By restricting to the complement of $\ker B$, we may assume $\ker B$ is trivial. Note that the operator $B(-B^2)^{-1/2}$ is unitary. So we can use the path $B(t - (1 - t)B^2)^{-1/2}$.

We may assume $B$ is unitary on the complement of $\ker B$. Since $B \in \mathcal{F}_*^k$, we know each $C_{k + 1}$ module appears as a direct summand of $\ker B^\perp$ when $B$ acts as $J_{k + 1}$. So we can decompose

$$H = \ker B \oplus V \oplus \text{remaining},$$

and then linearly scale $B$ to vanish on $V$.
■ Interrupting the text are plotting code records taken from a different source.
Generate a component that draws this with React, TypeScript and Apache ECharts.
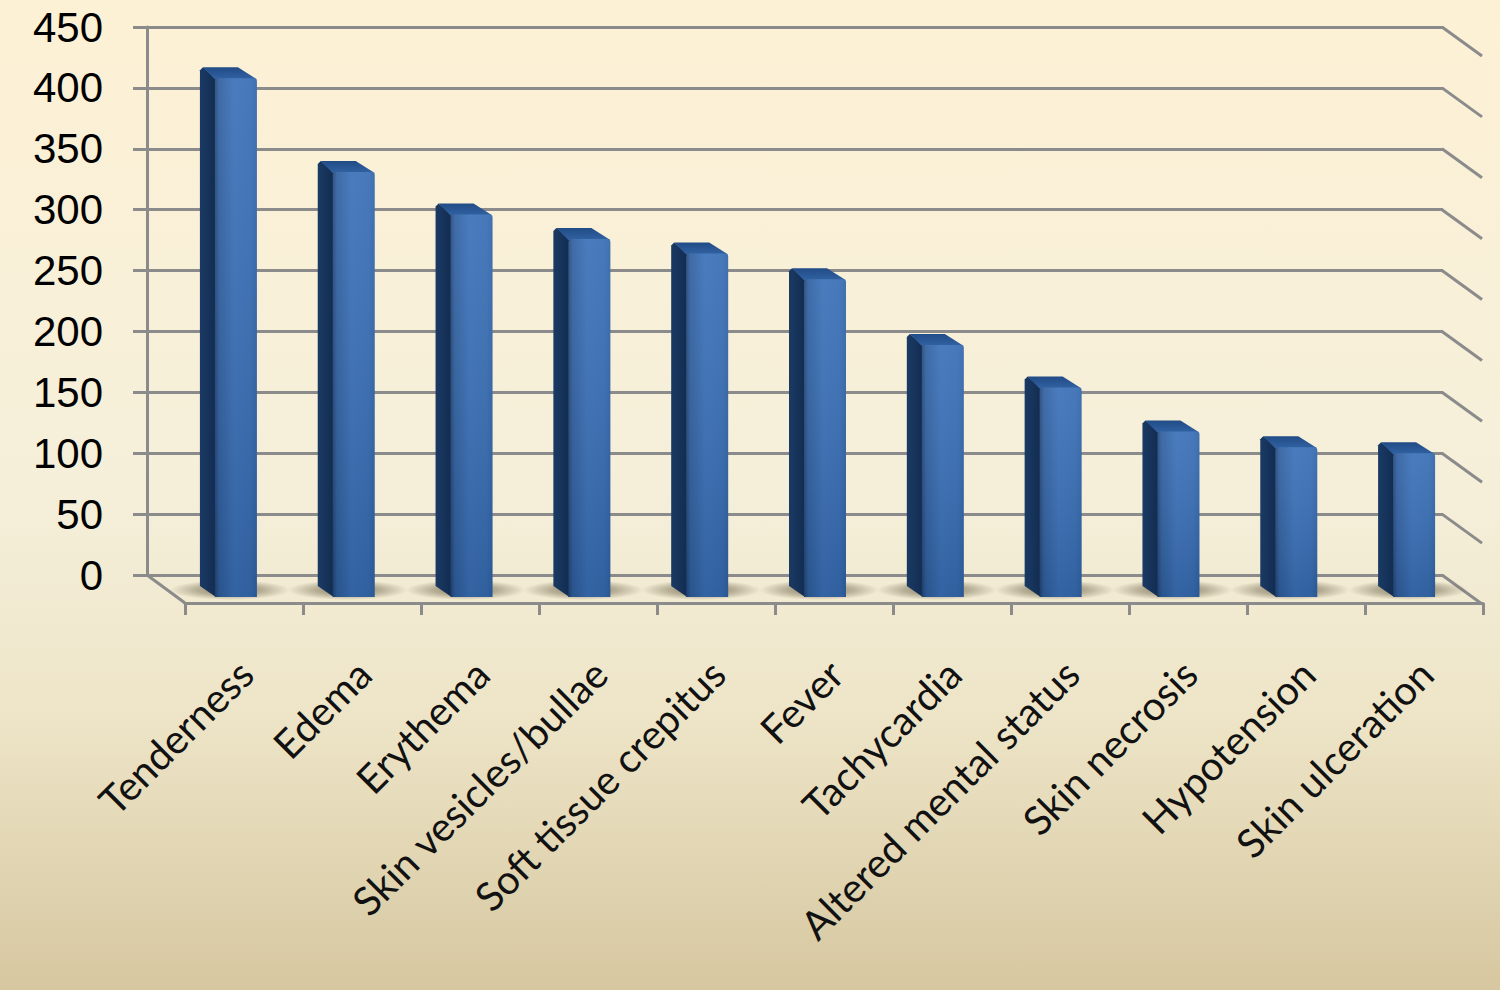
import React, { useEffect, useRef } from "react";
import * as echarts from "echarts";

const categories = [
  "Tenderness",
  "Edema",
  "Erythema",
  "Skin vesicles/bullae",
  "Soft tissue crepitus",
  "Fever",
  "Tachycardia",
  "Altered mental status",
  "Skin necrosis",
  "Hypotension",
  "Skin ulceration",
];
const patientCounts = [426, 349, 314, 294, 282, 261, 207, 172, 136, 123, 118];
const yTicks = [0, 50, 100, 150, 200, 250, 300, 350, 400, 450];

// Oblique projection offsets (px) used for the pseudo-3D wall, floor and columns
const WALL_DX = 39;
const WALL_DY = 29;
const FRONT_DX = 30;
const FRONT_DY = 22;
const BACK_DX = 15;
const BACK_DY = 11;
const HALF_W = 21;

export default function App() {
  const ref = useRef<HTMLDivElement>(null);

  useEffect(() => {
    const chart = echarts.init(ref.current!, null, { renderer: "svg" });
    const grey = "#8b8b8b";

    const frontFill = new echarts.graphic.LinearGradient(0, 0, 1, 0, [
      { offset: 0, color: "#224678" },
      { offset: 0.1, color: "#2f5f9f" },
      { offset: 0.45, color: "#3a70b8" },
      { offset: 0.85, color: "#376db4" },
      { offset: 1, color: "#3064a8" },
    ]);
    const frontShade = new echarts.graphic.LinearGradient(0, 0, 0, 1, [
      { offset: 0, color: "rgba(255,255,255,0.08)" },
      { offset: 1, color: "rgba(0,0,0,0.12)" },
    ]);
    const sideFill = new echarts.graphic.LinearGradient(0, 0, 1, 0, [
      { offset: 0, color: "#1a3a64" },
      { offset: 1, color: "#132c50" },
    ]);
    const topFill = new echarts.graphic.LinearGradient(0, 0, 0, 1, [
      { offset: 0, color: "#214c86" },
      { offset: 1, color: "#3262a3" },
    ]);
    const floorShadow = new echarts.graphic.RadialGradient(0.5, 0.5, 0.5, [
      { offset: 0, color: "rgba(95,85,60,0.75)" },
      { offset: 0.55, color: "rgba(95,85,60,0.4)" },
      { offset: 1, color: "rgba(95,85,60,0)" },
    ]);

    const option: any = {
      animation: false,
      backgroundColor: new echarts.graphic.LinearGradient(0, 0, 0, 1, [
        { offset: 0, color: "#fdf1d5" },
        { offset: 0.5, color: "#f5efda" },
        { offset: 0.72, color: "#eee5c8" },
        { offset: 1, color: "#d6c7a0" },
      ]),
      grid: [
        // back wall
        { left: 147, right: 57, top: 27, bottom: 415 },
        // front edge of the floor
        { left: 185, right: 17, top: 56, bottom: 387 },
        // category labels
        { left: 187, right: 15, top: 56, bottom: 387 },
      ],
      xAxis: [
        {
          gridIndex: 0,
          type: "category",
          data: categories,
          axisLine: { show: false },
          axisTick: { show: false },
          axisLabel: { show: false },
        },
        {
          gridIndex: 1,
          type: "category",
          data: categories,
          axisLine: { show: true, lineStyle: { color: grey, width: 3 } },
          axisTick: { show: true, length: 12, interval: 0, lineStyle: { color: grey, width: 3 } },
          axisLabel: { show: false },
        },
        {
          gridIndex: 2,
          type: "category",
          data: categories,
          axisLine: { show: false },
          axisTick: { show: false },
          axisLabel: {
            show: true,
            interval: 0,
            rotate: 45,
            margin: 64,
            fontSize: 40,
            fontFamily: "Lato",
            color: "#111",
          },
        },
      ],
      yAxis: [
        {
          gridIndex: 0,
          type: "value",
          min: 0,
          max: 450,
          interval: 50,
          axisLine: { show: true, lineStyle: { color: grey, width: 3 } },
          axisTick: { show: true, length: 14, lineStyle: { color: grey, width: 3 } },
          splitLine: { show: true, lineStyle: { color: grey, width: 3 } },
          axisLabel: {
            margin: 44,
            fontSize: 42,
            fontFamily: "Liberation Sans",
            color: "#000",
          },
        },
        { gridIndex: 1, type: "value", min: 0, max: 450, show: false },
        { gridIndex: 2, type: "value", min: 0, max: 450, show: false },
      ],
      series: [
        {
          // side-wall edges continuing each gridline, and the left floor edge
          type: "custom",
          xAxisIndex: 0,
          yAxisIndex: 0,
          data: yTicks.map((t) => [0, t]),
          silent: true,
          z: 1,
          renderItem: (params: any, api: any) => {
            const cs = params.coordSys;
            const y = api.coord([0, api.value(1)])[1];
            const right = cs.x + cs.width;
            const children: any[] = [
              {
                type: "line",
                shape: { x1: right - 1, y1: y, x2: right + WALL_DX, y2: y + WALL_DY },
                style: { stroke: grey, lineWidth: 3 },
              },
            ];
            if (api.value(1) === 0) {
              children.push({
                type: "line",
                shape: { x1: cs.x, y1: y, x2: cs.x + WALL_DX - 1, y2: y + WALL_DY - 1 },
                style: { stroke: grey, lineWidth: 3 },
              });
            }
            return { type: "group", children };
          },
        },
        {
          // 3D-looking columns
          type: "custom",
          xAxisIndex: 0,
          yAxisIndex: 0,
          data: patientCounts.map((v, i) => [i, v]),
          z: 3,
          renderItem: (params: any, api: any) => {
            const i = api.value(0);
            const v = api.value(1);
            const top = api.coord([i, v]);
            const base = api.coord([i, 0]);
            const cx = top[0];
            const yt = top[1];
            const yb = base[1];
            const fl = cx + FRONT_DX - HALF_W;
            const fr = cx + FRONT_DX + HALF_W;
            const bl = cx + BACK_DX - HALF_W;
            const br = cx + BACK_DX + HALF_W;
            return {
              type: "group",
              children: [
                {
                  type: "ellipse",
                  shape: { cx: cx + 24, cy: yb + 15, rx: 60, ry: 10 },
                  style: { fill: floorShadow },
                },
                {
                  type: "polygon",
                  shape: {
                    points: [
                      [bl, yt + BACK_DY + 3],
                      [bl + 3, yt + BACK_DY],
                      [fl + 1, yt + FRONT_DY],
                      [fl + 1, yb + FRONT_DY],
                      [bl, yb + BACK_DY],
                    ],
                  },
                  style: { fill: sideFill },
                },
                {
                  type: "polygon",
                  shape: {
                    points: [
                      [bl + 3, yt + BACK_DY],
                      [br - 4, yt + BACK_DY],
                      [fr, yt + FRONT_DY + 1],
                      [fl, yt + FRONT_DY + 1],
                    ],
                  },
                  style: { fill: topFill },
                },
                {
                  type: "rect",
                  shape: { x: fl, y: yt + FRONT_DY, width: HALF_W * 2, height: yb - yt, r: [3, 3, 0, 0] },
                  style: { fill: frontFill },
                },
                {
                  type: "rect",
                  shape: { x: fl, y: yt + FRONT_DY, width: HALF_W * 2, height: yb - yt, r: [3, 3, 0, 0] },
                  style: { fill: frontShade },
                },
              ],
            };
          },
        },
      ],
    };

    chart.setOption(option);
    return () => chart.dispose();
  }, []);

  return (
    <div
      ref={ref}
      style={{ position: "fixed", left: 0, top: 0, width: 1500, height: 990 }}
    />
  );
}
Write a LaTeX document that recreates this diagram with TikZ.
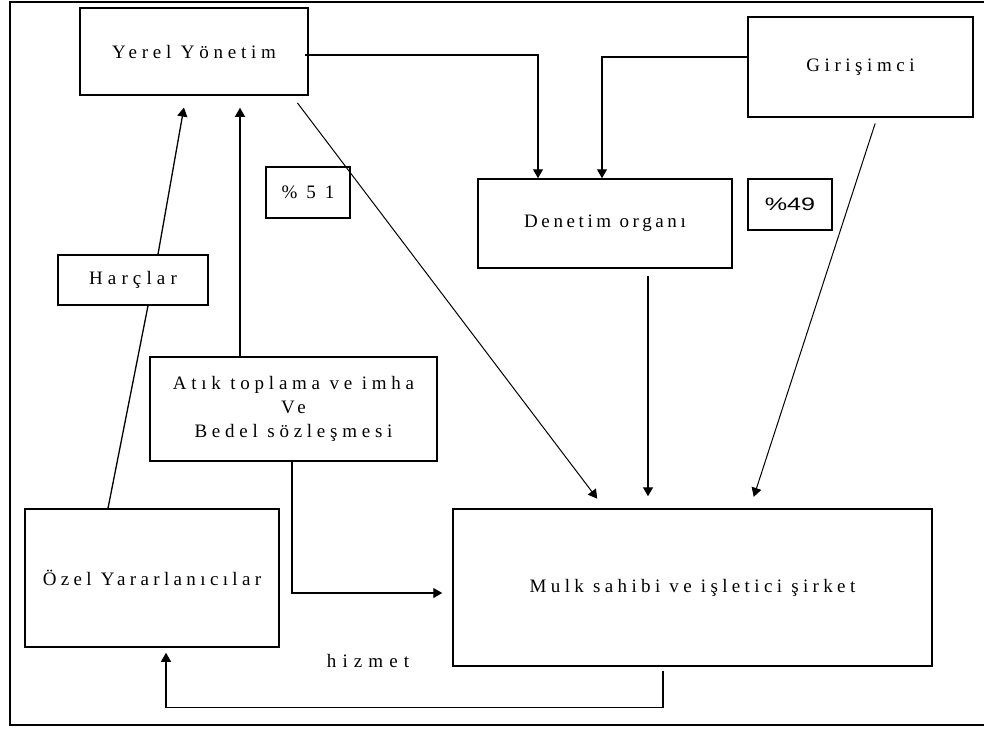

Thus, if $B, C \in \mathcal{F}^k_*$ are such that $[\ker B] = [\ker C]$, then we can deform $B$ and $C$ so that their kernels are in fact isomorphic.

Again wlog assume $B$ and $C$ are unitary on the complement, so that they act as $J_{k + 1}$. Then the complements are isomorphic as $C_{k + 1}$ modules, since both have infinitely many copies of each irrep. Hence there must be a $C_k$-module isomorphism that sends $B$ to $C$.

We can then conclude the theorem if we can find a path from $T$ to the identity.

By Schur's lemma, this group is isomorphic to $\mathrm{GL}(H)$, hence is in fact contractible.